* _DATASET CONTENT_:

────────

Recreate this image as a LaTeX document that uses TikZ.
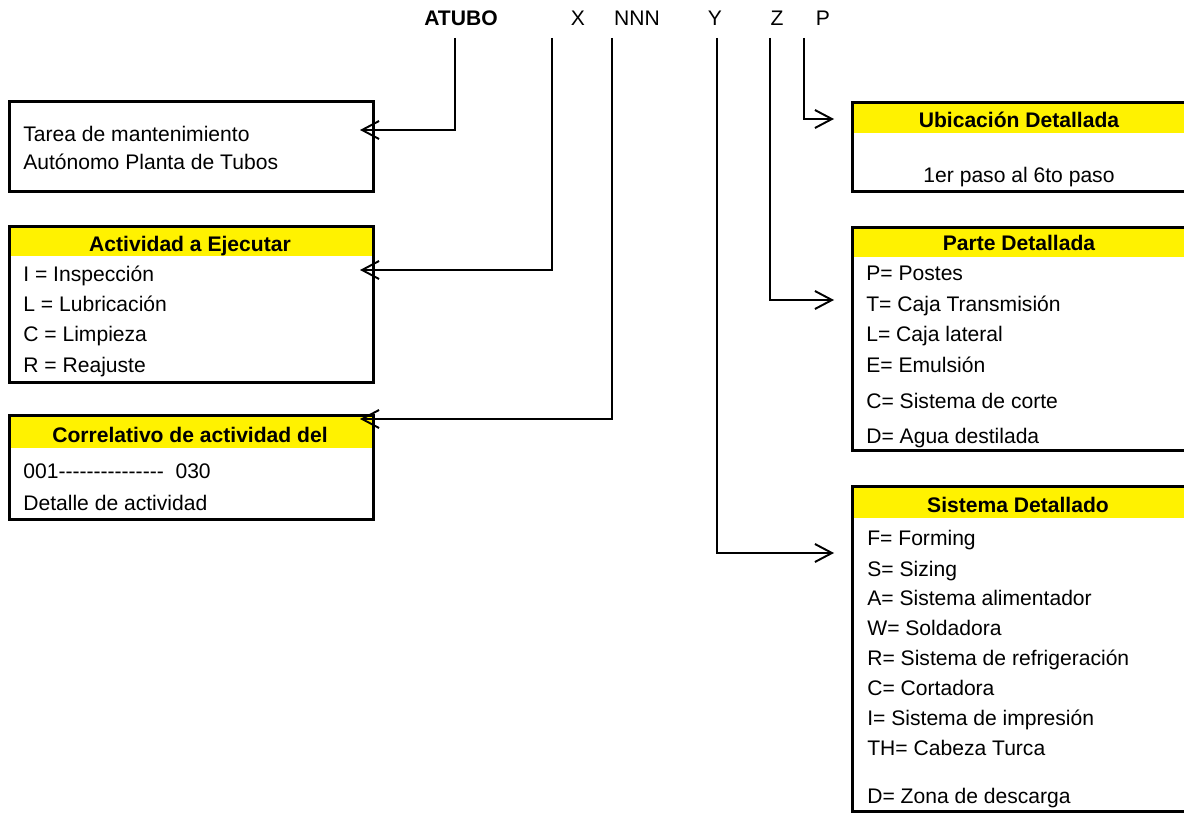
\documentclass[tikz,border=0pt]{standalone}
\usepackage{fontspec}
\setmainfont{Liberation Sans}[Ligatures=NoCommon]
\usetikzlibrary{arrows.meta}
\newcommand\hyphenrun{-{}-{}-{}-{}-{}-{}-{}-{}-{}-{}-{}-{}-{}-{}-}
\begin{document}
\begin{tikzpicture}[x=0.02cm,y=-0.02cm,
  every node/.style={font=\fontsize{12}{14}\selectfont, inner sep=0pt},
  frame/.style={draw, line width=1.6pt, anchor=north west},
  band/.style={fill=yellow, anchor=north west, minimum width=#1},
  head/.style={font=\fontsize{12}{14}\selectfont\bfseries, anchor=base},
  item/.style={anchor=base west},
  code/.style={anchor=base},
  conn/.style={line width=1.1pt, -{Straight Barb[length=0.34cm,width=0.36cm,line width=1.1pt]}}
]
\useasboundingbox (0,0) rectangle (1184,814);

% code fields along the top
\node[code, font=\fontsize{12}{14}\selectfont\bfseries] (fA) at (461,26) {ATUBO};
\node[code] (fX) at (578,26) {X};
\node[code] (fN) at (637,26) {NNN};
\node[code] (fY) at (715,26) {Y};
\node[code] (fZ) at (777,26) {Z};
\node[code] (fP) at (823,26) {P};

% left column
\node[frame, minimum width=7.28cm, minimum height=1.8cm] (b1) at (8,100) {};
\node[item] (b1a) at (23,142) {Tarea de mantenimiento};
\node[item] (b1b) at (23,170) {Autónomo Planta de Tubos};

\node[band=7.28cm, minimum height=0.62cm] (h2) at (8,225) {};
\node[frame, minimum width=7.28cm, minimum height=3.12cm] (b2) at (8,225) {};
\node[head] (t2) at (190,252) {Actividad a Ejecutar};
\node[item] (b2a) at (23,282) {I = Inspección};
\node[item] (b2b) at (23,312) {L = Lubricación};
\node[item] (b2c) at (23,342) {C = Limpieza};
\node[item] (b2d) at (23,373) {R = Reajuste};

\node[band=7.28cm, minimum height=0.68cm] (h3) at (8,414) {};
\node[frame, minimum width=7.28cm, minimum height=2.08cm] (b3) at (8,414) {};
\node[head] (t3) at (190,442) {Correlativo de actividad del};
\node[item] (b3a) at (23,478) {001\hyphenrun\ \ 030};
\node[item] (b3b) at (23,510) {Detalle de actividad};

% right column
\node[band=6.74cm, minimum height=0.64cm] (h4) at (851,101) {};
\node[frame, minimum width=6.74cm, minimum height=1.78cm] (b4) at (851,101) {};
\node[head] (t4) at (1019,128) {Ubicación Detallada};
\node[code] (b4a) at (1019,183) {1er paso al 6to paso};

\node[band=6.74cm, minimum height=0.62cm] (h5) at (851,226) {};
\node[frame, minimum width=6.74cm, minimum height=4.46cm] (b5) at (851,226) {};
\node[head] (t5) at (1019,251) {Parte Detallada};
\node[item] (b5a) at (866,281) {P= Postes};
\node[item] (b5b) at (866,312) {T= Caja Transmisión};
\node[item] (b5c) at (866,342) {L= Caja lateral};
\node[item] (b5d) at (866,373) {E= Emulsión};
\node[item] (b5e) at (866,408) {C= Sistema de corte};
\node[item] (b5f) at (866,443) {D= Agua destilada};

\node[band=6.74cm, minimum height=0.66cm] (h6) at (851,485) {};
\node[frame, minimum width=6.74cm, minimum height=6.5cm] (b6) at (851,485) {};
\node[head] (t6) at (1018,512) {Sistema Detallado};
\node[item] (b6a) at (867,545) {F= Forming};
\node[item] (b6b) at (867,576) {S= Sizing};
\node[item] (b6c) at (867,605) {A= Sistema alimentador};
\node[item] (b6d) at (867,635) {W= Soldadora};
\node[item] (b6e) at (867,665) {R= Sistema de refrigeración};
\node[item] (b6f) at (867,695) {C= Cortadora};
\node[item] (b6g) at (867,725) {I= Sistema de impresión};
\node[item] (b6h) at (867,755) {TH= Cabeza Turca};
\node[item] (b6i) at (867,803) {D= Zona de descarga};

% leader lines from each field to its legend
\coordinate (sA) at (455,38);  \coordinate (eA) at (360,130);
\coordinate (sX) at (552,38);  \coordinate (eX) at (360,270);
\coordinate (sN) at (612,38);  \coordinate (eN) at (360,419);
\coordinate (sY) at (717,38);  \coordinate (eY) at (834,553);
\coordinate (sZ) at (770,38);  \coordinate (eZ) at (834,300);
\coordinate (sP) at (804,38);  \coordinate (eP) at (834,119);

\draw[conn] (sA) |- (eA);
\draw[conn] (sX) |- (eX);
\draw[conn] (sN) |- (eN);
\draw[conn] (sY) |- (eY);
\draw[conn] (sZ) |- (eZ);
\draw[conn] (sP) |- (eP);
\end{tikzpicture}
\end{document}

────────

* _EXERCISE OBJECTIVE_: Give again exactly the lines running from the beginning of the material above through the line that contains "(0,0) rectangle (1184,814);", and leave out every picture.

* _RESULT_:
Recreate this image as a LaTeX document that uses TikZ.
\documentclass[tikz,border=0pt]{standalone}
\usepackage{fontspec}
\setmainfont{Liberation Sans}[Ligatures=NoCommon]
\usetikzlibrary{arrows.meta}
\newcommand\hyphenrun{-{}-{}-{}-{}-{}-{}-{}-{}-{}-{}-{}-{}-{}-{}-}
\begin{document}
\begin{tikzpicture}[x=0.02cm,y=-0.02cm,
  every node/.style={font=\fontsize{12}{14}\selectfont, inner sep=0pt},
  frame/.style={draw, line width=1.6pt, anchor=north west},
  band/.style={fill=yellow, anchor=north west, minimum width=#1},
  head/.style={font=\fontsize{12}{14}\selectfont\bfseries, anchor=base},
  item/.style={anchor=base west},
  code/.style={anchor=base},
  conn/.style={line width=1.1pt, -{Straight Barb[length=0.34cm,width=0.36cm,line width=1.1pt]}}
]
\useasboundingbox (0,0) rectangle (1184,814);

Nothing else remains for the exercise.